■ EXERCISE INSTRUCTIONS ■
Quote every line as written. Omit pictures.

■ RECORDED INFORMATION ■
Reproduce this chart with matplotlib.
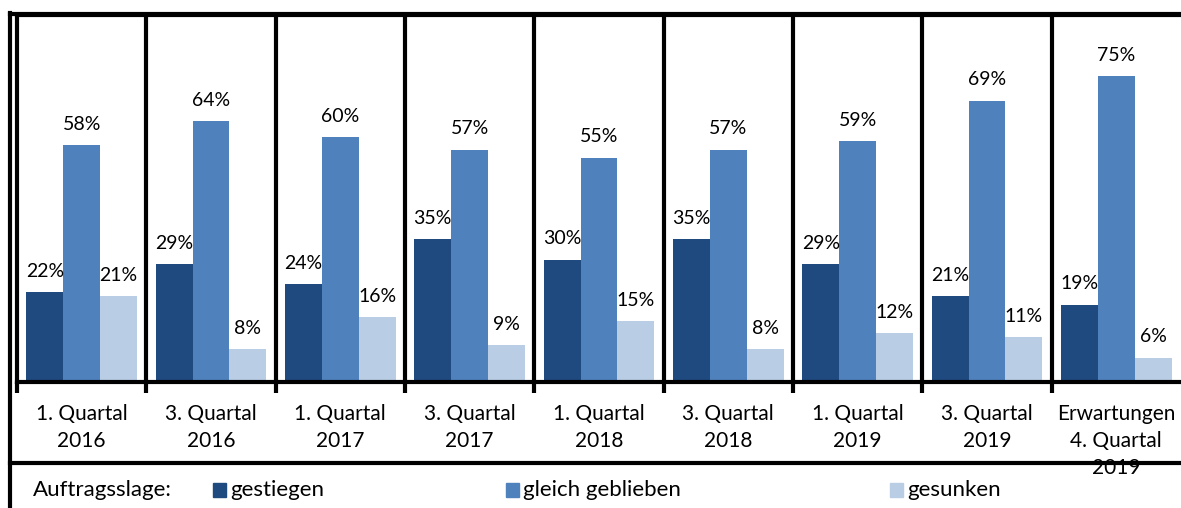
import numpy as np
import matplotlib
matplotlib.use("Agg")
import matplotlib.pyplot as plt
from matplotlib.lines import Line2D
from matplotlib.patches import Rectangle
import matplotlib.transforms as mtransforms

plt.rcParams['font.family'] = ['Lato', 'DejaVu Sans']

# Daten
kategorien = ["1. Quartal\n2016", "3. Quartal\n2016", "1. Quartal\n2017", "3. Quartal\n2017",
              "1. Quartal\n2018", "3. Quartal\n2018", "1. Quartal\n2019", "3. Quartal\n2019",
              "Erwartungen\n4. Quartal\n2019"]
gestiegen = [22, 29, 24, 35, 30, 35, 29, 21, 19]
gleich = [58, 64, 60, 57, 55, 57, 59, 69, 75]
gesunken = [21, 8, 16, 9, 15, 8, 12, 11, 6]
serien = ["gestiegen", "gleich geblieben", "gesunken"]
farben = ["#1f4a7f", "#4f81bd", "#b9cde5"]

W, H = 1181, 508
fig = plt.figure(figsize=(W / 100, H / 100), dpi=100)
ax = fig.add_axes([17 / W, 1 - 382 / H, 1 - 17 / W, (382 - 15) / H])

x = np.arange(len(kategorien))
bw = 0.285
for k, (werte, farbe) in enumerate(zip([gestiegen, gleich, gesunken], farben)):
    pos = x + (k - 1) * bw
    ax.bar(pos, werte, width=bw, color=farbe, zorder=2)
    for p, v in zip(pos, werte):
        ax.text(p, v + 3, f"{v}%", ha="center", va="bottom", fontsize=14)

ax.set_xlim(-0.5, len(kategorien) - 0.5)
ax.set_ylim(0, 90)
ax.set_yticks([])

# Trennlinien zwischen den Gruppen
grenzen = np.arange(0.5, len(kategorien) - 0.5)
for g in grenzen:
    ax.axvline(g, color="black", lw=3, zorder=3)
ax.set_xticks(np.concatenate([[-0.5], grenzen]))
ax.set_xticklabels([])
ax.tick_params(axis="x", length=8, width=3, direction="out", color="black")

for s in ["left", "top", "bottom"]:
    ax.spines[s].set_linewidth(3)
ax.spines["right"].set_visible(False)

trans = mtransforms.blended_transform_factory(ax.transData, ax.transAxes)
for xi, lab in zip(x, kategorien):
    ax.text(xi, -0.06, lab, transform=trans, ha="center", va="top",
            fontsize=15, linespacing=1.45, clip_on=False)

# Rahmen
fig.add_artist(Line2D([10 / W, 10 / W], [0, 1 - 13 / H], color="black", lw=3))
fig.add_artist(Line2D([10 / W, 1], [1 - 14 / H, 1 - 14 / H], color="black", lw=3))
fig.add_artist(Line2D([10 / W, 1], [1 - 463 / H, 1 - 463 / H], color="black", lw=3, zorder=5))

# Legende
ly = 1 - 490 / H
fig.text(33 / W, ly, "Auftragsslage:", fontsize=16, va="center")
for sx, name, farbe in zip([213, 506, 890], serien, farben):
    fig.add_artist(Rectangle((sx / W, ly - 7 / H), 13 / W, 14 / H, color=farbe,
                             transform=fig.transFigure))
    fig.text((sx + 17) / W, ly, name, fontsize=16, va="center")

fig.savefig("out.png", dpi=100)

■ WRITTEN RESPONSE ■
Reproduce this chart with matplotlib.
import numpy as np
import matplotlib
matplotlib.use("Agg")
import matplotlib.pyplot as plt
from matplotlib.lines import Line2D
from matplotlib.patches import Rectangle
import matplotlib.transforms as mtransforms

plt.rcParams['font.family'] = ['Lato', 'DejaVu Sans']

# Daten
kategorien = ["1. Quartal\n2016", "3. Quartal\n2016", "1. Quartal\n2017", "3. Quartal\n2017",
              "1. Quartal\n2018", "3. Quartal\n2018", "1. Quartal\n2019", "3. Quartal\n2019",
              "Erwartungen\n4. Quartal\n2019"]
gestiegen = [22, 29, 24, 35, 30, 35, 29, 21, 19]
gleich = [58, 64, 60, 57, 55, 57, 59, 69, 75]
gesunken = [21, 8, 16, 9, 15, 8, 12, 11, 6]
serien = ["gestiegen", "gleich geblieben", "gesunken"]
farben = ["#1f4a7f", "#4f81bd", "#b9cde5"]

W, H = 1181, 508
fig = plt.figure(figsize=(W / 100, H / 100), dpi=100)
ax = fig.add_axes([17 / W, 1 - 382 / H, 1 - 17 / W, (382 - 15) / H])

x = np.arange(len(kategorien))
bw = 0.285
for k, (werte, farbe) in enumerate(zip([gestiegen, gleich, gesunken], farben)):
    pos = x + (k - 1) * bw
    ax.bar(pos, werte, width=bw, color=farbe, zorder=2)
    for p, v in zip(pos, werte):
        ax.text(p, v + 3, f"{v}%", ha="center", va="bottom", fontsize=14)

ax.set_xlim(-0.5, len(kategorien) - 0.5)
ax.set_ylim(0, 90)
ax.set_yticks([])

# Trennlinien zwischen den Gruppen
grenzen = np.arange(0.5, len(kategorien) - 0.5)
for g in grenzen:
    ax.axvline(g, color="black", lw=3, zorder=3)
ax.set_xticks(np.concatenate([[-0.5], grenzen]))
ax.set_xticklabels([])
ax.tick_params(axis="x", length=8, width=3, direction="out", color="black")

for s in ["left", "top", "bottom"]:
    ax.spines[s].set_linewidth(3)
ax.spines["right"].set_visible(False)

trans = mtransforms.blended_transform_factory(ax.transData, ax.transAxes)
for xi, lab in zip(x, kategorien):
    ax.text(xi, -0.06, lab, transform=trans, ha="center", va="top",
            fontsize=15, linespacing=1.45, clip_on=False)

# Rahmen
fig.add_artist(Line2D([10 / W, 10 / W], [0, 1 - 13 / H], color="black", lw=3))
fig.add_artist(Line2D([10 / W, 1], [1 - 14 / H, 1 - 14 / H], color="black", lw=3))
fig.add_artist(Line2D([10 / W, 1], [1 - 463 / H, 1 - 463 / H], color="black", lw=3, zorder=5))

# Legende
ly = 1 - 490 / H
fig.text(33 / W, ly, "Auftragsslage:", fontsize=16, va="center")
for sx, name, farbe in zip([213, 506, 890], serien, farben):
    fig.add_artist(Rectangle((sx / W, ly - 7 / H), 13 / W, 14 / H, color=farbe,
                             transform=fig.transFigure))
    fig.text((sx + 17) / W, ly, name, fontsize=16, va="center")

fig.savefig("out.png", dpi=100)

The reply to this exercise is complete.